Work to be completed:
Your task is to retype the lines between the line with "Write a Python" and the line with "import pandas as pd", inclusive. Copy no pictures and no other lines.
# Given information start
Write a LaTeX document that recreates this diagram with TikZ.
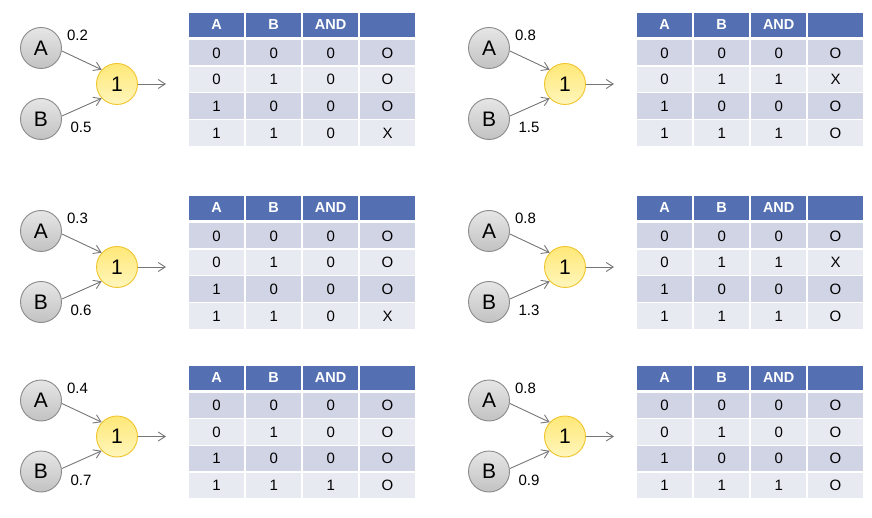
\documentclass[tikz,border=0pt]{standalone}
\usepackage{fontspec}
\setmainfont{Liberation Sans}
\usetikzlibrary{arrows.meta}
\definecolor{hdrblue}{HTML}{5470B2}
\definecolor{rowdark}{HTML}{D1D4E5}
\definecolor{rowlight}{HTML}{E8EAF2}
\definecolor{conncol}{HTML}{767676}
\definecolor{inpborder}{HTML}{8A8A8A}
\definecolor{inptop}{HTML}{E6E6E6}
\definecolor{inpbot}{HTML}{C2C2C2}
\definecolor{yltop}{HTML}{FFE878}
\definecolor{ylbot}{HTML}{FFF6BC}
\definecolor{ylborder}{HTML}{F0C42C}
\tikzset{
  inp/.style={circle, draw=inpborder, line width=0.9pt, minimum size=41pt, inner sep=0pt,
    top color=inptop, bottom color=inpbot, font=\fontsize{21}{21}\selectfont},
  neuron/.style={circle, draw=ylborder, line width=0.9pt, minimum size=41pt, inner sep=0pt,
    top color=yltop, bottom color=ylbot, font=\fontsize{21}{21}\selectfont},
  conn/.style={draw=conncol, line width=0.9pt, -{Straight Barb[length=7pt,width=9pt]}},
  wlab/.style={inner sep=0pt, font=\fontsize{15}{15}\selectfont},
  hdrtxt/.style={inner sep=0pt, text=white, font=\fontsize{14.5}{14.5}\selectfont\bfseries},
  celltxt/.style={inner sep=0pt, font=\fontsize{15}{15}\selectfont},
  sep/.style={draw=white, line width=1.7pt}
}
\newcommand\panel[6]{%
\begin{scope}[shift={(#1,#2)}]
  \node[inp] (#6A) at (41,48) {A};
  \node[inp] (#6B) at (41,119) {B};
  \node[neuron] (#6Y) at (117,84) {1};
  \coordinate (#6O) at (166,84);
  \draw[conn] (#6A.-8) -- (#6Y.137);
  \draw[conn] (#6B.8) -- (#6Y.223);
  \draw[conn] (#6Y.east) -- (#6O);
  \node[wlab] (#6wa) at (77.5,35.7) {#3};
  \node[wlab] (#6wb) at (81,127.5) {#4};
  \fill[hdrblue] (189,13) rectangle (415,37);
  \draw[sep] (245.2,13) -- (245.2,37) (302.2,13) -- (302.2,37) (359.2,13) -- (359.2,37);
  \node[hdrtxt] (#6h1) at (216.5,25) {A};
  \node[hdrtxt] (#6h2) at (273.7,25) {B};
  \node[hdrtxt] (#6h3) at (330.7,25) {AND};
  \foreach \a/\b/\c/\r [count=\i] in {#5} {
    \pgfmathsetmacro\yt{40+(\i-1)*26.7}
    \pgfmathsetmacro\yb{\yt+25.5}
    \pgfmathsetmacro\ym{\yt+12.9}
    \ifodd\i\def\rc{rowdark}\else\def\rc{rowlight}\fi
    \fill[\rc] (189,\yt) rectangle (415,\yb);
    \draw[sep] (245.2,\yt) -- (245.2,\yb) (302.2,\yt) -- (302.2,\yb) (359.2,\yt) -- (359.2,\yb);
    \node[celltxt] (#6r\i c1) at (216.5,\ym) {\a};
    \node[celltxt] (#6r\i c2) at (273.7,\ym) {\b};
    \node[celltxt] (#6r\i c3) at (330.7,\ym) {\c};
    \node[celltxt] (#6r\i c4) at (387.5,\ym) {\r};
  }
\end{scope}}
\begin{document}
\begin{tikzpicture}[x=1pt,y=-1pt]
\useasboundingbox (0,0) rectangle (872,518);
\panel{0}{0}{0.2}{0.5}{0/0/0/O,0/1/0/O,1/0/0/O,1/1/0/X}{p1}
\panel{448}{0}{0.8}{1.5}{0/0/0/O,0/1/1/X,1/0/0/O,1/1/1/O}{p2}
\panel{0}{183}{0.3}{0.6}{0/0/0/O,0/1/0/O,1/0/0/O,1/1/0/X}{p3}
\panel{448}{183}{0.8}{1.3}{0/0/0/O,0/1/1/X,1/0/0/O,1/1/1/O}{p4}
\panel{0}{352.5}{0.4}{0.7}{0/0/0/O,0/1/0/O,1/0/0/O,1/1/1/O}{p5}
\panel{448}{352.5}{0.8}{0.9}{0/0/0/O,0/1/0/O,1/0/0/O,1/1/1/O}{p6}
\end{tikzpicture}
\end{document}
# Given information end
# Given information start
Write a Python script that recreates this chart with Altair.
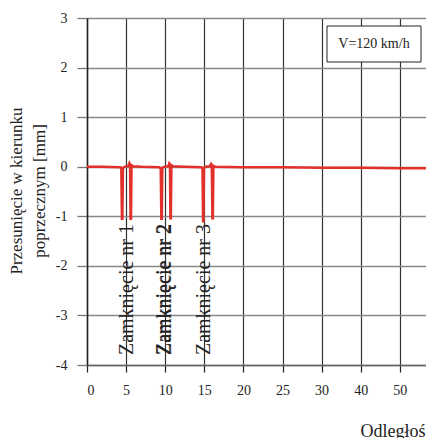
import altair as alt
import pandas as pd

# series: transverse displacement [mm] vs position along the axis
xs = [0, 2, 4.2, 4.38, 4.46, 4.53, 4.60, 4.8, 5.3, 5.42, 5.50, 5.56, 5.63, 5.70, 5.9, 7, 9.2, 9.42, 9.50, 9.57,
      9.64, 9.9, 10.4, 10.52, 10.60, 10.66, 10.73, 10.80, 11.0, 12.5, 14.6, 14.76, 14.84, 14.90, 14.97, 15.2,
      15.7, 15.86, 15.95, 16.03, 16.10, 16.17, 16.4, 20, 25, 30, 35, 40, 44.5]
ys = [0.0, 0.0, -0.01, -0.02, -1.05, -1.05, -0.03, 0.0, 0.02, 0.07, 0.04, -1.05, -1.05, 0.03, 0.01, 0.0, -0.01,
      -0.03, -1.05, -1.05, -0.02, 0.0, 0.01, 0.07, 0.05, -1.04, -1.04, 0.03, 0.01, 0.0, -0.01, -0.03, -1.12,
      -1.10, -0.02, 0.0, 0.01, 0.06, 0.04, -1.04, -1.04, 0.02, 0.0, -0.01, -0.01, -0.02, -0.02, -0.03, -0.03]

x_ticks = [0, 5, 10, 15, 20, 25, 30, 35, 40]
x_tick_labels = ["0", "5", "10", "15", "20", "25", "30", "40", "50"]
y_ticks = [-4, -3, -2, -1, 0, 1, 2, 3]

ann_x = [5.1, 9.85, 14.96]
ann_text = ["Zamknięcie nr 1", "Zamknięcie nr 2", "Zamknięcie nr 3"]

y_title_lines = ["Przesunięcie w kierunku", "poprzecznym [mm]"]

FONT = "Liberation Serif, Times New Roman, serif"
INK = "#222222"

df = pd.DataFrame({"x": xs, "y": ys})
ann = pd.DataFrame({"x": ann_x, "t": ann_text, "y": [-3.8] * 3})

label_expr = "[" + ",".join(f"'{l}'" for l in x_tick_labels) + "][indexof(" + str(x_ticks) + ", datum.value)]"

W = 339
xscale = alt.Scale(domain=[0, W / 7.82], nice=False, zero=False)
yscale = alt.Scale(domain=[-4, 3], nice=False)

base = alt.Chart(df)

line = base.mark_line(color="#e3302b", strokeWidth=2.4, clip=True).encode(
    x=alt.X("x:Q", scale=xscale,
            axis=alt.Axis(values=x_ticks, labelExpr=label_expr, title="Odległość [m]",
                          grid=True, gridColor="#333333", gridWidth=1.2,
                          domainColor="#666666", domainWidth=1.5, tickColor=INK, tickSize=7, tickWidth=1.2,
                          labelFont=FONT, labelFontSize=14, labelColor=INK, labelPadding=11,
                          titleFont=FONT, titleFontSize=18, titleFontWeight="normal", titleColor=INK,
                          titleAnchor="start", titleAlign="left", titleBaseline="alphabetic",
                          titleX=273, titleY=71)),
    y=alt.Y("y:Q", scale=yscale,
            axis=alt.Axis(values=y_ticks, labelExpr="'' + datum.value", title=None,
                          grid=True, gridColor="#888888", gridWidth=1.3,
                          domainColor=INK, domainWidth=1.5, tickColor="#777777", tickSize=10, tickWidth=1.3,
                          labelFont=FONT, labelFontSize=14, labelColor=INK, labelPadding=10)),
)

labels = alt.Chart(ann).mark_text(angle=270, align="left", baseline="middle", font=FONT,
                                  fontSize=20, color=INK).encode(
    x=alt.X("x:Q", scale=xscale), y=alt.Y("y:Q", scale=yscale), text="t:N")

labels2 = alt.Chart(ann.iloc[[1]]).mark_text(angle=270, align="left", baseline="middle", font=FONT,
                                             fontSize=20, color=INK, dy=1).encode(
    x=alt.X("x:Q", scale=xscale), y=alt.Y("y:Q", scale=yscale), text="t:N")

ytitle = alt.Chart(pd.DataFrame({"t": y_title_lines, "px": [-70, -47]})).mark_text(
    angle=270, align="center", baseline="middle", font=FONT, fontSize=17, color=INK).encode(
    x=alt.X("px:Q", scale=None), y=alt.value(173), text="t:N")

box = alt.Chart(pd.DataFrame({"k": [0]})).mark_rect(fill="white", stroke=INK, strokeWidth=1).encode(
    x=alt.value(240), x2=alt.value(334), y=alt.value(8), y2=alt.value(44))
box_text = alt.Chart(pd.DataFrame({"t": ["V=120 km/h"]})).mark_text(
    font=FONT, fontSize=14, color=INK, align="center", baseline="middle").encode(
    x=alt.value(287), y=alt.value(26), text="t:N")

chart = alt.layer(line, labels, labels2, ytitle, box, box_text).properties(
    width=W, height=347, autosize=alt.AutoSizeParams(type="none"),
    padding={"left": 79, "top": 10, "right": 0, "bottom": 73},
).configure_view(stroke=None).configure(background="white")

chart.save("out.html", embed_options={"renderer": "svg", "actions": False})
# Given information end
Complete output:
Write a Python script that recreates this chart with Altair.
import altair as alt
import pandas as pd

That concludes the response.